> [Exercise details]
Reproduce exactly the lines below, from the first through the one containing "string; x: number;", and nothing more.

> [Given material]
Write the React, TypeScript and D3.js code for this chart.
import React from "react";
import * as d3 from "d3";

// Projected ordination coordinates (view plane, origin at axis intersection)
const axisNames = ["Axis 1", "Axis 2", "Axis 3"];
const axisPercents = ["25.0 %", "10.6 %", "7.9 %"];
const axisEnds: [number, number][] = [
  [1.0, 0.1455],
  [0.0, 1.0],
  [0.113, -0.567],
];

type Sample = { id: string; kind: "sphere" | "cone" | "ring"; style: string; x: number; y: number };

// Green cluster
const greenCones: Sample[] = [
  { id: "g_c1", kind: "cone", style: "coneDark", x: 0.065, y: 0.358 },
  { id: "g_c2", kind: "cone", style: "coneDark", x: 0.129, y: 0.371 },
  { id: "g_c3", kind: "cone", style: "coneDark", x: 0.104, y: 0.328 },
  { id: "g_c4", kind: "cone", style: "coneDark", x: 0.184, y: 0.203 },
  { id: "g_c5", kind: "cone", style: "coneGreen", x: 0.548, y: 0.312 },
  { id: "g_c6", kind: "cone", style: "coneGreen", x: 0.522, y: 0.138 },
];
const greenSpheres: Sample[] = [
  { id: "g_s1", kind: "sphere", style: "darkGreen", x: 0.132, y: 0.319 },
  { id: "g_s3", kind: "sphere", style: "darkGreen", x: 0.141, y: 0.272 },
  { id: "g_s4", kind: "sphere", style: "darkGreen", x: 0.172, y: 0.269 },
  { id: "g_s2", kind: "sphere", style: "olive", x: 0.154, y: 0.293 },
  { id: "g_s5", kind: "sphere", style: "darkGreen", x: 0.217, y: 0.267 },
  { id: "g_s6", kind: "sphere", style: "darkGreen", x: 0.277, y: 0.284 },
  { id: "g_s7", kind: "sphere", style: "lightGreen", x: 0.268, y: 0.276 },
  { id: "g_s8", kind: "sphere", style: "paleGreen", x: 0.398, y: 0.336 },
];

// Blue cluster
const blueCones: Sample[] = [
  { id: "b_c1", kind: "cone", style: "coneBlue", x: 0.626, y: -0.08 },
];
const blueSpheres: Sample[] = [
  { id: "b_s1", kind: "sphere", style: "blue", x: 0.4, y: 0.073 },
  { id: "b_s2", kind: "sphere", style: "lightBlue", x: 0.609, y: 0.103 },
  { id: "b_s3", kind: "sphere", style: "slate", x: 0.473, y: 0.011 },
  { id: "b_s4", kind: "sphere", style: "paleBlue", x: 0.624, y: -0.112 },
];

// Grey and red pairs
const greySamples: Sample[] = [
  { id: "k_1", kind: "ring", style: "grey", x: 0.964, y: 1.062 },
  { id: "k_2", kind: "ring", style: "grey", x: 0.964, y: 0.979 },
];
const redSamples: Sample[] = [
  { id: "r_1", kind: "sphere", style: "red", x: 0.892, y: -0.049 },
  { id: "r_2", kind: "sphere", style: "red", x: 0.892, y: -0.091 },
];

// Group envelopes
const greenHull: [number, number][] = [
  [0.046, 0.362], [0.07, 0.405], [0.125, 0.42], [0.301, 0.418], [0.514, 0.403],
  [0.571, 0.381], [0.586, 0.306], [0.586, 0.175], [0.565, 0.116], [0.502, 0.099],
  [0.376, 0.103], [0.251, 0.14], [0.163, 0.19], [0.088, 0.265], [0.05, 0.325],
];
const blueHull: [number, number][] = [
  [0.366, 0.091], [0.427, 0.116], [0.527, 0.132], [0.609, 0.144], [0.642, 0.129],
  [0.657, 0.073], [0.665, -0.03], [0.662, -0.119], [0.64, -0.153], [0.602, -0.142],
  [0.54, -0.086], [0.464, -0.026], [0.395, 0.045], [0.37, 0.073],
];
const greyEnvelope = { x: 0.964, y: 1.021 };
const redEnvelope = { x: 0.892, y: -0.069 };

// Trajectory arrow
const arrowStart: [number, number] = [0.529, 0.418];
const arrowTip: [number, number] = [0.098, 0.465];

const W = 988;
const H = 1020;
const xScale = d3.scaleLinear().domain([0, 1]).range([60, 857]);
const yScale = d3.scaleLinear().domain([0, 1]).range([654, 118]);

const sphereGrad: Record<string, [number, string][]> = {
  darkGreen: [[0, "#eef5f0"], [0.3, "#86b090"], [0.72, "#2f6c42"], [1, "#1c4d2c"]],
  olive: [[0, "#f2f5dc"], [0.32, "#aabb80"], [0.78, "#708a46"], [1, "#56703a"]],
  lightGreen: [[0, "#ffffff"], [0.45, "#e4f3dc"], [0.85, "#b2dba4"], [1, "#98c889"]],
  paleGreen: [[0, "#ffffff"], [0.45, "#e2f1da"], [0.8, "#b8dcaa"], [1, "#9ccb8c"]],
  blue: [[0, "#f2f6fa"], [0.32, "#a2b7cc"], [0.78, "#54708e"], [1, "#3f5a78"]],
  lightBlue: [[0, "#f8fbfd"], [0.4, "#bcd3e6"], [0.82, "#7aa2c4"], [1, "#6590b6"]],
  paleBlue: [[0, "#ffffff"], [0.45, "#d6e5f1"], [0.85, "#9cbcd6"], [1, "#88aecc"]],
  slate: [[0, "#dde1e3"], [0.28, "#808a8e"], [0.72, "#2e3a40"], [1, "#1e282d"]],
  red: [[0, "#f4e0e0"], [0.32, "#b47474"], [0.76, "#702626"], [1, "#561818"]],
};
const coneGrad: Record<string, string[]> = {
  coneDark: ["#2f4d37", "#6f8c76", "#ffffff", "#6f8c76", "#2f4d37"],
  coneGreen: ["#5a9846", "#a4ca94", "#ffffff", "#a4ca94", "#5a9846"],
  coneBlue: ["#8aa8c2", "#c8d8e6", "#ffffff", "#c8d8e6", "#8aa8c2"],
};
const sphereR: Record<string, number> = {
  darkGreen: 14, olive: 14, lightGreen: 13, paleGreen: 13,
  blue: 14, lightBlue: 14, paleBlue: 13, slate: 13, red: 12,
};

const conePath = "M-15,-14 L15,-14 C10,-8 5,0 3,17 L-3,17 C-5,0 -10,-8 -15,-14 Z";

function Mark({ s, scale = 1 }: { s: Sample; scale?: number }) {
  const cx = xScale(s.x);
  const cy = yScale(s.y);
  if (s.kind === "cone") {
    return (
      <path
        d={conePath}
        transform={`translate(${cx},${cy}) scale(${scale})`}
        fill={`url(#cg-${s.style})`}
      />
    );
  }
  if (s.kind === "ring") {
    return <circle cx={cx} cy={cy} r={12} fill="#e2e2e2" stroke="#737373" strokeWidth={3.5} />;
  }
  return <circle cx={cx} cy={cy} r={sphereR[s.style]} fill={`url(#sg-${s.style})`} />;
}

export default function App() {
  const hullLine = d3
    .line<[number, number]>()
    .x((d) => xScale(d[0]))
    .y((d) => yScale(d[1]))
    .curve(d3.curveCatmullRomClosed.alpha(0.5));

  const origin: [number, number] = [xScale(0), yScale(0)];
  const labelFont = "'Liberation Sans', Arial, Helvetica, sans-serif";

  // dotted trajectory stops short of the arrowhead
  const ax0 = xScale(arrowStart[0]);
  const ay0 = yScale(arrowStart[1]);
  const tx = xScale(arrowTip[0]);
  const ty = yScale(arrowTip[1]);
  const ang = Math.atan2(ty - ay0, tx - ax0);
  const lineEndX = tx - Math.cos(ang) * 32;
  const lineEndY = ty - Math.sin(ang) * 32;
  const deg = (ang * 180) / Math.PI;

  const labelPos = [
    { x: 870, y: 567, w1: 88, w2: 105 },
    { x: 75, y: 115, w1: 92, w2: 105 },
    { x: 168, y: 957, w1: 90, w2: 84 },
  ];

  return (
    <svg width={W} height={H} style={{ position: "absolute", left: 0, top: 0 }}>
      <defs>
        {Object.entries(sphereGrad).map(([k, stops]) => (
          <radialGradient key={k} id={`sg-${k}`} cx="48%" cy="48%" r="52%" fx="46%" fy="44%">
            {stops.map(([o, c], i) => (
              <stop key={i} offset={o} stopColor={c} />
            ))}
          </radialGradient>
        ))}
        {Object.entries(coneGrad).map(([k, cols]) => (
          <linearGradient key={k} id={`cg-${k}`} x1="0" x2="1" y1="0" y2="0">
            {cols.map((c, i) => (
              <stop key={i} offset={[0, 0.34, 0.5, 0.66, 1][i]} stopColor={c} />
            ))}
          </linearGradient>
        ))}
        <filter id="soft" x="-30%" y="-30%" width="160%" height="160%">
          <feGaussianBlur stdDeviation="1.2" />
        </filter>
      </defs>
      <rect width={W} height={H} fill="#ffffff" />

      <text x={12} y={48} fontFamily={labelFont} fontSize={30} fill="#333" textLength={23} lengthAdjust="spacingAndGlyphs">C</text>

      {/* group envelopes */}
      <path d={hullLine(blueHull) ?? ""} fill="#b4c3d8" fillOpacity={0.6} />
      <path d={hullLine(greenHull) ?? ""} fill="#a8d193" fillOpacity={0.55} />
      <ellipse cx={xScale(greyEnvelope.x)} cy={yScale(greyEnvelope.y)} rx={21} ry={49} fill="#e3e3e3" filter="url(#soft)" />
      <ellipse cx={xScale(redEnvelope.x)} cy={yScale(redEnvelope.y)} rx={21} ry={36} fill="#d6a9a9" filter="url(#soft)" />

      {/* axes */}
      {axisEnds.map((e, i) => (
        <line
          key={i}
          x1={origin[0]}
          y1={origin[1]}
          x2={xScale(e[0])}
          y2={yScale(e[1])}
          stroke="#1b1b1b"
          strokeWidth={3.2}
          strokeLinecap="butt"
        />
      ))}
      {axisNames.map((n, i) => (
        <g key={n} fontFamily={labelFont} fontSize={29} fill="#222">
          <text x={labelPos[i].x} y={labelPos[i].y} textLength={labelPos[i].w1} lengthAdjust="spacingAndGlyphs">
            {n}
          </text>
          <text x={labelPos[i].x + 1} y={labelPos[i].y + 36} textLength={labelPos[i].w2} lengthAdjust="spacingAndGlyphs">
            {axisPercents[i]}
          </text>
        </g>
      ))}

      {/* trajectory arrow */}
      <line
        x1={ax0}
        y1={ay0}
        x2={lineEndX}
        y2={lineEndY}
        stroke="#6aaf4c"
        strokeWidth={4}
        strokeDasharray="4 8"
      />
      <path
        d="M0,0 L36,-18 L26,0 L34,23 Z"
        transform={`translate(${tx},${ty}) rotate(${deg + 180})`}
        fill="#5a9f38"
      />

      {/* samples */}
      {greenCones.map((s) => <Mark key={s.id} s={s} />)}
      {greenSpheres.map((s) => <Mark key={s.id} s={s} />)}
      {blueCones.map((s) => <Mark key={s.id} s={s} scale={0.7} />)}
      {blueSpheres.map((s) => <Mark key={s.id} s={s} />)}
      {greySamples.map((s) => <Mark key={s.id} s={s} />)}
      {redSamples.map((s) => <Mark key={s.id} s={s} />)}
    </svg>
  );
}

> [Response]
Write the React, TypeScript and D3.js code for this chart.
import React from "react";
import * as d3 from "d3";

// Projected ordination coordinates (view plane, origin at axis intersection)
const axisNames = ["Axis 1", "Axis 2", "Axis 3"];
const axisPercents = ["25.0 %", "10.6 %", "7.9 %"];
const axisEnds: [number, number][] = [
  [1.0, 0.1455],
  [0.0, 1.0],
  [0.113, -0.567],
];

type Sample = { id: string; kind: "sphere" | "cone" | "ring"; style: string; x: number; y: number };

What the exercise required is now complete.